The Nationwide House Price Index is always one of the most reliable indicators of how the housing market is going, something that everyone from those working in the industry to would-be buyers rely on for evidence of the latest trends.
What the August survey tells us is that the market is in a state of slow but gradual recovery, with plenty of good reasons to expect this to pick up more in the months ahead. It is not enough to have estate agents rushed off their feet, but activity is certainly heading in a positive direction after a difficult last couple of years.
Although prices actually fell marginally month-on-month from July (0.2 per cent), the annual figure was up by 2.4 per cent, compared with 2.1 per cent in July. This is still below the 2022 peak, which is a clear indicator of the impact the cost of living crisis and a series of interest rates have had on the market since then.
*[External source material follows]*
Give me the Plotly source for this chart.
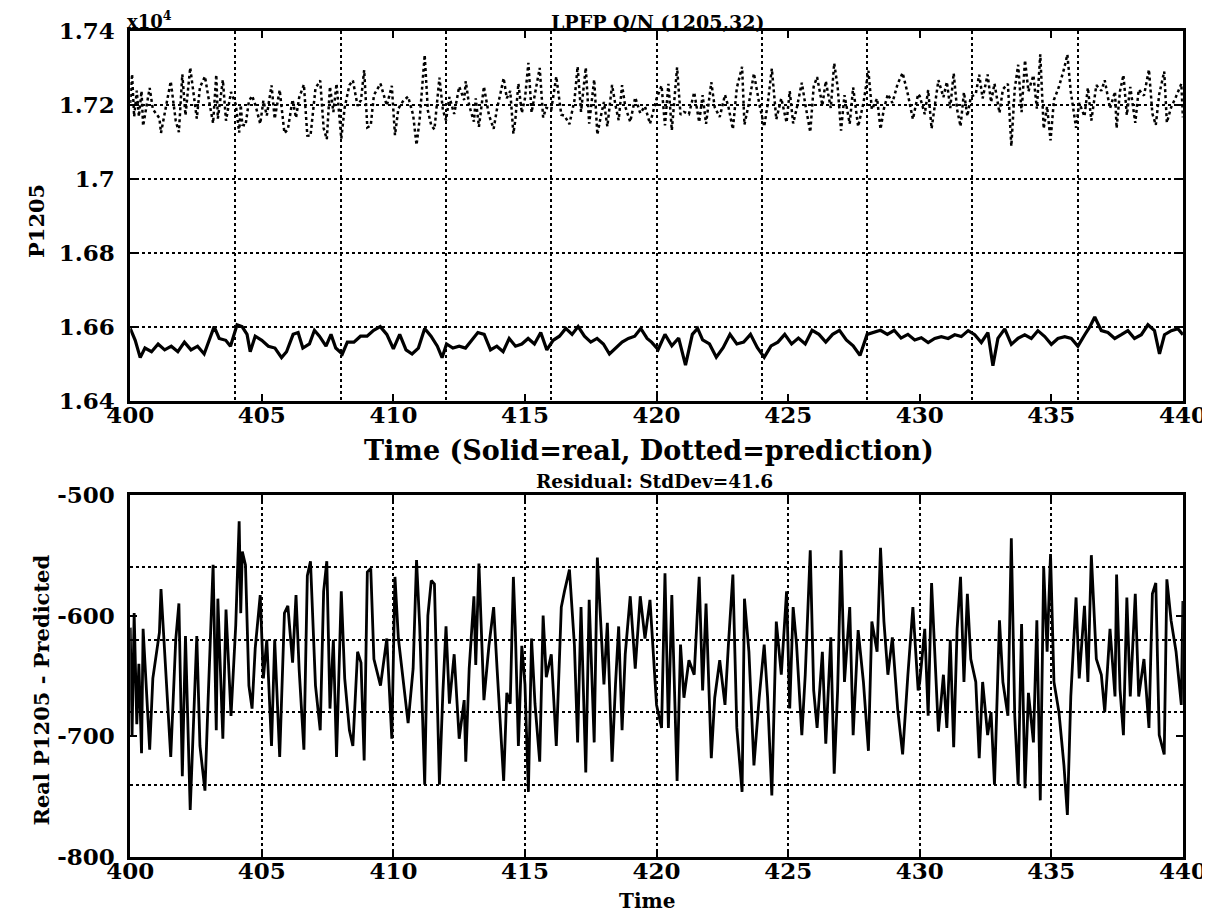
import numpy as np
import plotly.graph_objects as go

# ---------------- data ----------------
# Real P1205 (solid line, top panel): (time, value)
real_400_410 = [(400.00,16595),(400.19,16563),(400.38,16516),(400.56,16542),(400.81,16532),(401.06,16553),
    (401.31,16537),(401.56,16547),(401.81,16532),(402.06,16558),(402.31,16537),(402.56,16547),(402.81,16526),
    (403.06,16574),(403.19,16600),(403.38,16568),(403.63,16563),(403.81,16547),(404.06,16605),(404.25,16600),
    (404.44,16579),(404.56,16532),(404.75,16574),(405.00,16563),(405.25,16547),(405.50,16542),(405.75,16516),
    (405.94,16532),(406.19,16579),(406.38,16584),(406.56,16542),(406.81,16553),(407.00,16590),(407.19,16574),
    (407.44,16547),(407.63,16579),(407.81,16542),(408.06,16526),(408.25,16558),(408.50,16558),(408.75,16574),
    (409.00,16574),(409.25,16590),(409.50,16600),(409.75,16579)]
real_410_420 = [(410.00,16540),(410.24,16579),(410.48,16537),(410.71,16526),(410.95,16542),(411.19,16595),
    (411.43,16574),(411.67,16547),(411.85,16516),(412.02,16553),(412.26,16542),(412.50,16547),(412.74,16542),
    (412.98,16563),(413.21,16584),(413.45,16579),(413.69,16537),(413.93,16547),(414.17,16532),(414.40,16568),
    (414.64,16547),(414.88,16553),(415.12,16568),(415.36,16553),(415.60,16584),(415.83,16537),(416.07,16563),
    (416.31,16574),(416.55,16595),(416.79,16579),(417.02,16600),(417.26,16574),(417.50,16558),(417.74,16568),
    (417.98,16553),(418.21,16526),(418.45,16542),(418.69,16558),(418.93,16568),(419.17,16574),(419.40,16595),
    (419.64,16568),(419.81,16558)]
real_420_430 = [(420.06,16538),(420.32,16579),(420.58,16548),(420.84,16569),(421.10,16496),(421.36,16579),
    (421.56,16595),(421.75,16564),(422.01,16553),(422.27,16517),(422.53,16543),(422.79,16579),(423.05,16553),
    (423.31,16558),(423.57,16579),(423.83,16543),(424.09,16517),(424.35,16548),(424.61,16558),(424.87,16579),
    (425.13,16553),(425.39,16569),(425.65,16553),(425.91,16590),(426.17,16579),(426.43,16558),(426.69,16579),
    (426.95,16590),(427.21,16564),(427.47,16548),(427.73,16522),(428.00,16579),(428.25,16584),(428.51,16590),
    (428.77,16579),(429.03,16590),(429.29,16569),(429.55,16579),(429.81,16564)]
real_430_440 = [(430.06,16570),(430.32,16557),(430.57,16568),(430.82,16573),(431.08,16568),(431.33,16578),
    (431.58,16573),(431.84,16589),(432.09,16578),(432.34,16557),(432.59,16584),(432.78,16494),(432.97,16568),
    (433.23,16594),(433.48,16552),(433.73,16568),(433.99,16578),(434.24,16568),(434.49,16589),(434.75,16573),
    (435.00,16552),(435.25,16568),(435.51,16573),(435.76,16568),(436.01,16547),(436.27,16578),(436.46,16599),
    (436.65,16626),(436.90,16589),(437.15,16584),(437.41,16568),(437.66,16578),(437.91,16589),(438.16,16568),
    (438.42,16578),(438.67,16605),(438.92,16589),(439.11,16526),(439.30,16578),(439.56,16589),(439.81,16594),
    (440.00,16578)]

# Residual = Real P1205 - Predicted (bottom panel): (time, value)
res_400_410 = [(400.00,-610),(400.07,-700),(400.15,-598),(400.25,-690),(400.33,-640),(400.43,-714),(400.49,-611),
    (400.74,-711),(400.86,-652),(401.11,-614),(401.17,-578),(401.36,-652),(401.54,-717),(401.73,-620),
    (401.85,-590),(401.98,-733),(402.10,-617),(402.28,-761),(402.41,-683),(402.53,-617),(402.65,-708),
    (402.84,-745),(402.96,-670),(403.09,-598),(403.15,-558),(403.27,-695),(403.33,-586),(403.52,-702),
    (403.64,-595),(403.83,-683),(404.01,-608),(404.14,-522),(404.20,-598),(404.26,-547),(404.38,-558),
    (404.51,-658),(404.63,-677),(404.75,-627),(404.94,-583),(405.06,-652),(405.19,-620),(405.37,-708),
    (405.49,-620),(405.68,-717),(405.86,-598),(405.99,-592),(406.17,-639),(406.30,-583),(406.42,-645),
    (406.60,-711),(406.73,-567),(406.85,-555),(407.04,-658),(407.22,-695),(407.35,-580),(407.47,-555),
    (407.59,-677),(407.72,-620),(407.84,-717),(408.02,-580),(408.15,-652),(408.33,-695),(408.46,-708),
    (408.64,-630),(408.77,-639),(408.89,-720),(409.01,-564),(409.14,-561),(409.26,-636),(409.51,-658)]
res_410_420 = [(409.75,-619),(409.94,-702),(410.06,-568),(410.19,-619),(410.38,-657),(410.56,-689),(410.75,-644),
    (410.88,-554),(411.00,-609),(411.19,-740),(411.31,-600),(411.44,-571),(411.56,-574),(411.75,-740),
    (411.88,-664),(412.00,-609),(412.13,-673),(412.31,-632),(412.50,-702),(412.69,-670),(412.75,-721),
    (412.88,-644),(413.06,-584),(413.13,-641),(413.25,-557),(413.44,-670),(413.63,-625),(413.81,-593),
    (413.94,-644),(414.06,-689),(414.19,-737),(414.31,-664),(414.44,-673),(414.56,-568),(414.63,-609),
    (414.75,-708),(414.88,-625),(415.00,-657),(415.13,-746),(415.25,-619),(415.38,-673),(415.56,-721),
    (415.69,-600),(415.81,-651),(416.00,-632),(416.19,-708),(416.38,-593),(416.50,-580),(416.69,-562),
    (416.88,-625),(417.00,-705),(417.13,-593),(417.31,-730),(417.44,-587),(417.63,-705),(417.75,-552),
    (417.88,-609),(418.00,-657),(418.13,-606),(418.31,-721),(418.44,-657),(418.56,-609),(418.69,-695),
    (418.81,-632),(419.00,-584),(419.19,-644),(419.38,-584),(419.56,-619),(419.75,-587),(419.94,-657)]
res_420_430 = [(420.00,-674),(420.19,-693),(420.32,-565),(420.45,-693),(420.58,-583),(420.78,-737),(420.91,-624),
    (421.04,-668),(421.23,-637),(421.43,-649),(421.62,-568),(421.75,-662),(421.88,-590),(422.08,-718),
    (422.21,-668),(422.40,-637),(422.60,-674),(422.73,-624),(422.90,-566),(423.05,-693),(423.25,-746),
    (423.34,-586),(423.51,-630),(423.70,-724),(423.90,-668),(424.09,-624),(424.22,-668),(424.38,-749),
    (424.55,-605),(424.74,-649),(424.94,-580),(425.06,-677),(425.19,-593),(425.32,-624),(425.52,-699),
    (425.65,-649),(425.84,-546),(425.97,-662),(426.10,-693),(426.30,-630),(426.43,-706),(426.62,-618),
    (426.75,-731),(426.88,-662),(427.01,-546),(427.14,-655),(427.34,-593),(427.47,-699),(427.66,-612),
    (427.86,-655),(428.05,-712),(428.18,-605),(428.38,-630),(428.51,-544),(428.64,-605),(428.79,-649),
    (428.96,-618),(429.16,-677),(429.35,-715),(429.55,-649),(429.74,-593),(429.94,-662)]
res_430_440 = [(430.00,-655),(430.19,-611),(430.32,-683),(430.45,-573),(430.58,-630),(430.71,-696),(430.90,-649),
    (431.03,-693),(431.16,-620),(431.29,-709),(431.42,-611),(431.55,-568),(431.68,-655),(431.81,-582),
    (431.94,-636),(432.13,-655),(432.26,-718),(432.39,-655),(432.58,-699),(432.71,-680),(432.84,-740),
    (433.03,-604),(433.16,-655),(433.35,-683),(433.48,-536),(433.61,-683),(433.74,-740),(433.87,-607),
    (434.00,-743),(434.13,-664),(434.32,-705),(434.45,-604),(434.58,-753),(434.71,-560),(434.84,-630),
    (434.97,-549),(435.10,-655),(435.29,-680),(435.48,-724),(435.61,-765),(435.74,-667),(435.94,-585),
    (436.06,-652),(436.26,-592),(436.39,-655),(436.52,-550),(436.71,-636),(436.90,-649),(437.03,-680),
    (437.23,-611),(437.42,-667),(437.48,-566),(437.61,-661),(437.74,-699),(437.87,-585),(438.00,-667),
    (438.19,-582),(438.32,-667),(438.52,-636),(438.71,-693),(438.84,-582),(438.97,-573),(439.10,-699),
    (439.29,-715),(439.39,-570),(439.55,-604),(439.74,-630),(439.94,-674),(440.00,-588)]

# axis ticks / grid as drawn in the picture
top_xticks = [400, 405, 410, 415, 420, 425, 430, 435, 440]
top_xgrid = [404, 408, 412, 416, 420, 424, 428, 432, 436]
top_yticks = [16400, 16600, 16800, 17000, 17200, 17400]
top_yticklabels = ["1.64", "1.66", "1.68", "1.7", "1.72", "1.74"]
bot_xticks = [400, 405, 410, 415, 420, 425, 430, 435, 440]
bot_yticks = [-800, -700, -600, -500]
bot_yticklabels = ["-800", "-700", "-600", "-500"]
bot_ygrid = [-740, -680, -620, -560]

# ---------------- build series ----------------
real = real_400_410 + real_410_420 + real_420_430 + real_430_440
res = res_400_410 + res_410_420 + res_420_430 + res_430_440
t_real = np.array([p[0] for p in real]); v_real = np.array([p[1] for p in real])
t_res = np.array([p[0] for p in res]); v_res = np.array([p[1] for p in res])
# prediction = real - residual (definition used by the chart)
v_pred = np.interp(t_res, t_real, v_real) - v_res

FONT = "DejaVu Serif"
fig = go.Figure()
fig.add_trace(go.Scatter(x=t_res, y=v_pred, mode="lines",
                         line=dict(color="black", width=2.5, dash="dot"), xaxis="x", yaxis="y"))
fig.add_trace(go.Scatter(x=t_real, y=v_real, mode="lines",
                         line=dict(color="black", width=3.2), xaxis="x", yaxis="y"))
fig.add_trace(go.Scatter(x=t_res, y=v_res, mode="lines",
                         line=dict(color="black", width=2.8), xaxis="x2", yaxis="y2"))

tickfont = dict(family=FONT, size=23, color="black", weight="bold")
common_ax = dict(showline=True, linecolor="black", linewidth=2.5, mirror="ticks",
                 ticks="inside", ticklen=7, tickwidth=2, tickcolor="black",
                 tickfont=tickfont, zeroline=False, automargin=False)
grid = dict(gridcolor="black", griddash="dot", gridwidth=1.6)
XD = [0.101, 0.971]

fig.update_layout(
    width=1210, height=915, paper_bgcolor="white", plot_bgcolor="white",
    margin=dict(l=0, r=0, t=0, b=0), showlegend=False,
    xaxis=dict(domain=XD, anchor="y", range=[400, 440], tickmode="array", tickvals=top_xticks,
               showgrid=False, ticklabelstandoff=-8,
               minor=dict(tickmode="array", tickvals=top_xgrid, showgrid=True, ticks="", **grid),
               **common_ax),
    yaxis=dict(domain=[0.571, 0.975], anchor="x", range=[16400, 17400], tickmode="array",
               tickvals=top_yticks, ticktext=top_yticklabels, showgrid=True,
               ticklabelstandoff=8, **grid, **common_ax),
    xaxis2=dict(domain=XD, anchor="y2", range=[400, 440], tickmode="array", tickvals=bot_xticks,
                showgrid=True, ticklabelstandoff=-8, **grid, **common_ax),
    yaxis2=dict(domain=[0.072, 0.468], anchor="x2", range=[-800, -500], tickmode="array",
                tickvals=bot_yticks, ticktext=bot_yticklabels, showgrid=False, ticklabelstandoff=8,
                minor=dict(tickmode="array", tickvals=bot_ygrid, showgrid=True, ticks="", **grid),
                **common_ax),
)

def ann(text, x, y, size=21, angle=0, xanchor="center"):
    fig.add_annotation(text=text, x=x, y=y, xref="paper", yref="paper", showarrow=False,
                       textangle=angle, xanchor=xanchor, yanchor="middle",
                       font=dict(family=FONT, size=size, color="black", weight="bold"))

ann("LPFP Q/N (1205,32)", 0.537, 0.985, size=19)
ann("x10<sup>4</sup>", 0.097, 0.987, size=18, xanchor="left")
ann("Time (Solid=real, Dotted=prediction)", 0.530, 0.516, size=27)
ann("Residual: StdDev=41.6", 0.534, 0.482, size=18.5)
ann("Time", 0.528, 0.024, size=20)
ann("P1205", 0.023, 0.767, size=21, angle=-90)
ann("Real P1205 - Predicted", 0.028, 0.255, size=21, angle=-90)

fig.write_html("out.html")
What this means for prospective buyers is that now could be a very good time to buy. Prices are below what they were two years ago but won’t stay that way for too much longer, inflation is low so the squeeze on incomes has diminished, and the Bank of England base rate has begun to fall.
The latter issue needs careful consideration. On the one hand, the vote to cut the base rate last month was by a knife-edge 5-4 vote, suggesting the pros and cons were very keenly balanced and there is no mood for a series of further cuts anytime soon.
On the other, mortgage borrowers can be encouraged by the way lenders have taken their cue from this reduction to cut their own borrowing rates, with Natwest, Barclays and HSBC among the latest to do so.
Nationwide’s chief economist Robert Gardner said: “Housing market activity is likely to strengthen gradually as affordability constraints ease through a combination of modestly lower interest rates and earnings outpacing house price growth”. That suggests now is the time to buy before a stronger market recovery starts to drive house price inflation up.